* **SHORT TASK**
Search the material for the word "this" and copy each line that holds it.

* **PROVIDED DATA**
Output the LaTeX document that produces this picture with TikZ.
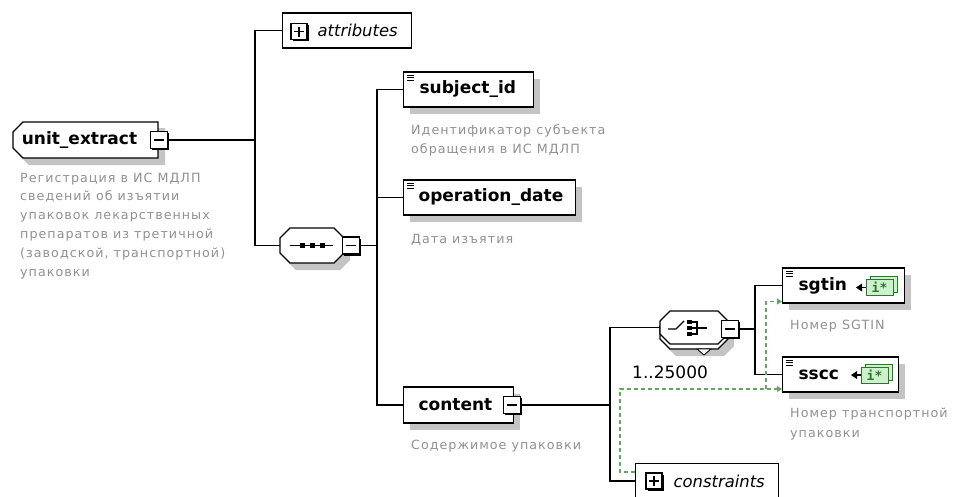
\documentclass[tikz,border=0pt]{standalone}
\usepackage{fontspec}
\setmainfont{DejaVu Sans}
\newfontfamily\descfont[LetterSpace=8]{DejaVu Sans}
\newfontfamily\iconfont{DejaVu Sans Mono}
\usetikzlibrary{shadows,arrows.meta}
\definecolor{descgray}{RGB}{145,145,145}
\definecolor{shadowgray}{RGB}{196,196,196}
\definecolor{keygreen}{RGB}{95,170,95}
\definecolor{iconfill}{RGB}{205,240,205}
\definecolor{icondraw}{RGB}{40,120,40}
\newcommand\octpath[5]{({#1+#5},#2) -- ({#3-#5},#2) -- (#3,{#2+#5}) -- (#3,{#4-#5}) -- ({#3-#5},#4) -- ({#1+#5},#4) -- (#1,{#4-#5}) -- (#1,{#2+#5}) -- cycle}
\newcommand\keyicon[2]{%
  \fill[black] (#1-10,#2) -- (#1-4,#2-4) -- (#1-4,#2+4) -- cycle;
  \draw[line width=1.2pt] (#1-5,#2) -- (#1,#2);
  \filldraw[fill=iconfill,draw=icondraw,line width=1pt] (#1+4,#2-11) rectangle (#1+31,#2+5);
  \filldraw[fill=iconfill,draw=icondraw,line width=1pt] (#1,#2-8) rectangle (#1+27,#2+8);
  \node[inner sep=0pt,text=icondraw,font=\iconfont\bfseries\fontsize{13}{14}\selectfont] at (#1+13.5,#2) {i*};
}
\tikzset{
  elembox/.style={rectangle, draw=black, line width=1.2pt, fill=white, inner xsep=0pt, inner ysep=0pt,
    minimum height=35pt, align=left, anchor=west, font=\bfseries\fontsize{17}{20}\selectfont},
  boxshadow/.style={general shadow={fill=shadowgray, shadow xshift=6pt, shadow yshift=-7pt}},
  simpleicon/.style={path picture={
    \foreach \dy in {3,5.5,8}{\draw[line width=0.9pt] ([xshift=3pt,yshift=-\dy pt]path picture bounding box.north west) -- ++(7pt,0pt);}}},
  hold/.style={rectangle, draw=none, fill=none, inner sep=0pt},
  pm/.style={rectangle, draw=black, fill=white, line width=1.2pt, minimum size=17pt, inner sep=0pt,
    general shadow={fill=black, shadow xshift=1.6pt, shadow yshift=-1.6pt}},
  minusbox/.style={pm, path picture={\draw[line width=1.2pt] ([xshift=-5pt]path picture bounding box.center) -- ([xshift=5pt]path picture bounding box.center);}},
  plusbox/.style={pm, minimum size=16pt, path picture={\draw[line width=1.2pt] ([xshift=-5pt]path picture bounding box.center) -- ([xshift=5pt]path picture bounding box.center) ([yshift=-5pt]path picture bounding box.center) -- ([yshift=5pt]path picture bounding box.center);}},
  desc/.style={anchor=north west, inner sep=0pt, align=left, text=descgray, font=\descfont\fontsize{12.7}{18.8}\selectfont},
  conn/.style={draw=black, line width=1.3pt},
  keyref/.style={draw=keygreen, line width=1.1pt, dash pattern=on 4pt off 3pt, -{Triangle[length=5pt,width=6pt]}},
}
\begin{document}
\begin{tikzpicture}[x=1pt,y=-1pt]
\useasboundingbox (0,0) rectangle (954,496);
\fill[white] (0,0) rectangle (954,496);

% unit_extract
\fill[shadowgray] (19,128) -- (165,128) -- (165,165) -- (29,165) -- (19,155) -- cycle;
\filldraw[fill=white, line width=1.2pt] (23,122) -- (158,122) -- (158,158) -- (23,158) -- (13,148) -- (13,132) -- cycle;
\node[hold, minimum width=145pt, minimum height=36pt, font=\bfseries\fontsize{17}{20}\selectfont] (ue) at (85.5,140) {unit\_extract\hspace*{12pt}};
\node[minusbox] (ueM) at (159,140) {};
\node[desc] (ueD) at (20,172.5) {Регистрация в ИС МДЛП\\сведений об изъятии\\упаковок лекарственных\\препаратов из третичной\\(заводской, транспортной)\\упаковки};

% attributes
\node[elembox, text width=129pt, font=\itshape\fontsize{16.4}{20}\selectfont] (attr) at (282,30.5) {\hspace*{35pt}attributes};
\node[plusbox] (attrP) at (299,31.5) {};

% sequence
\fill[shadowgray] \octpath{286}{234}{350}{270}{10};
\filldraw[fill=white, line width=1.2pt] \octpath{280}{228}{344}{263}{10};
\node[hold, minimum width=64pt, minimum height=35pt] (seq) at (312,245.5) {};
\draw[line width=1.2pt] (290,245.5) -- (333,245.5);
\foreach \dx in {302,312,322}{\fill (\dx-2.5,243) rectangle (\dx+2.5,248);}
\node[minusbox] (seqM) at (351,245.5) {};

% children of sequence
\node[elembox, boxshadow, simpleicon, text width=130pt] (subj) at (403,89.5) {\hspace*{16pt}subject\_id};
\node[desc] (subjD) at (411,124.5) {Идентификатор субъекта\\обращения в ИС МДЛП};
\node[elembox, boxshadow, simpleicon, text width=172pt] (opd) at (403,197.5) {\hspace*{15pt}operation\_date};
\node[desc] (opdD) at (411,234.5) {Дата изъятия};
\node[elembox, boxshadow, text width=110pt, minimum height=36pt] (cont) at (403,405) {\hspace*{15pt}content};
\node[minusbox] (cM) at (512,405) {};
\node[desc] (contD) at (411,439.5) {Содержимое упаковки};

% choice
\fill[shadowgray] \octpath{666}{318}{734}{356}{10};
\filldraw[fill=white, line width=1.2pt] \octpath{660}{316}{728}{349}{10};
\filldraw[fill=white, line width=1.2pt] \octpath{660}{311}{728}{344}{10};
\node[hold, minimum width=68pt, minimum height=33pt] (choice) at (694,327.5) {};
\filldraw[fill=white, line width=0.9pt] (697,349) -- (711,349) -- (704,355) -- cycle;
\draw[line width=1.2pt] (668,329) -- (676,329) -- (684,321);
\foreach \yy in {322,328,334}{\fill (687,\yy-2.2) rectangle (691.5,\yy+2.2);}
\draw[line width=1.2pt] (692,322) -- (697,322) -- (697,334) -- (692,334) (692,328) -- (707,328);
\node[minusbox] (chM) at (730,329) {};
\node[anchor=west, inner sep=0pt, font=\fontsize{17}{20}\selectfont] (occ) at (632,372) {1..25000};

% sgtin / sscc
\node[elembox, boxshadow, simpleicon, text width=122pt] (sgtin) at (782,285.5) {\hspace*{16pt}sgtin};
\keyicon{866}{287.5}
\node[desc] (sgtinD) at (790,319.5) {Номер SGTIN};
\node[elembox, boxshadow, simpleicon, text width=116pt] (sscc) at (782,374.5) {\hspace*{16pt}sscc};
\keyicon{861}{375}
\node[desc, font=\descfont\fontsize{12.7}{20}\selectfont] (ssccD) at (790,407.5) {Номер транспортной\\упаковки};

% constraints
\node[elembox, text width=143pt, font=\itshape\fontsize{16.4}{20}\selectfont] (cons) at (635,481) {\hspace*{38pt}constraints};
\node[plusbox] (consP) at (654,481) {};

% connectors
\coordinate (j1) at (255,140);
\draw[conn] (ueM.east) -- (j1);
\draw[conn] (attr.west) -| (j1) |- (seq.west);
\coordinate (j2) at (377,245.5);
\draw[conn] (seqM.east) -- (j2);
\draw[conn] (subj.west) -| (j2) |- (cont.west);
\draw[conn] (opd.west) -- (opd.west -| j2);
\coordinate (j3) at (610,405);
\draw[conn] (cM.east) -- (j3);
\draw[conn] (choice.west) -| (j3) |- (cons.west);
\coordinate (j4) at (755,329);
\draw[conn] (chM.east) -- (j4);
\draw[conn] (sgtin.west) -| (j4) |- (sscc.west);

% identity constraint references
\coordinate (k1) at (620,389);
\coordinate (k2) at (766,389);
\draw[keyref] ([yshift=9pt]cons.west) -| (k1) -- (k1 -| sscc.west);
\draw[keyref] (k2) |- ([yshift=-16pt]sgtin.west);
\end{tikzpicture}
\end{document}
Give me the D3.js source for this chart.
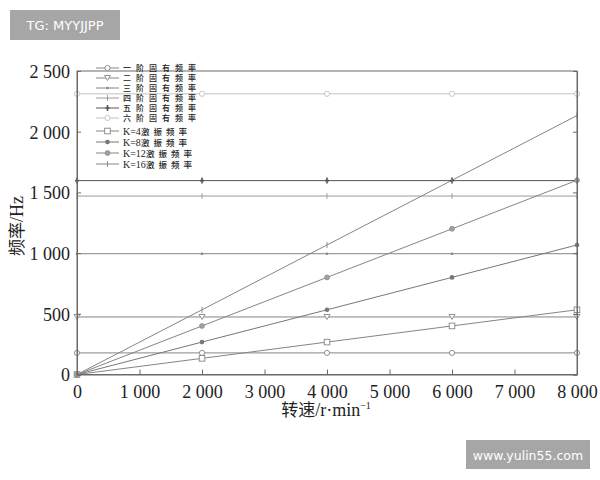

* **THE RESPONSE**
Output the LaTeX document that produces this picture with TikZ.
Give me the D3.js source for this chart.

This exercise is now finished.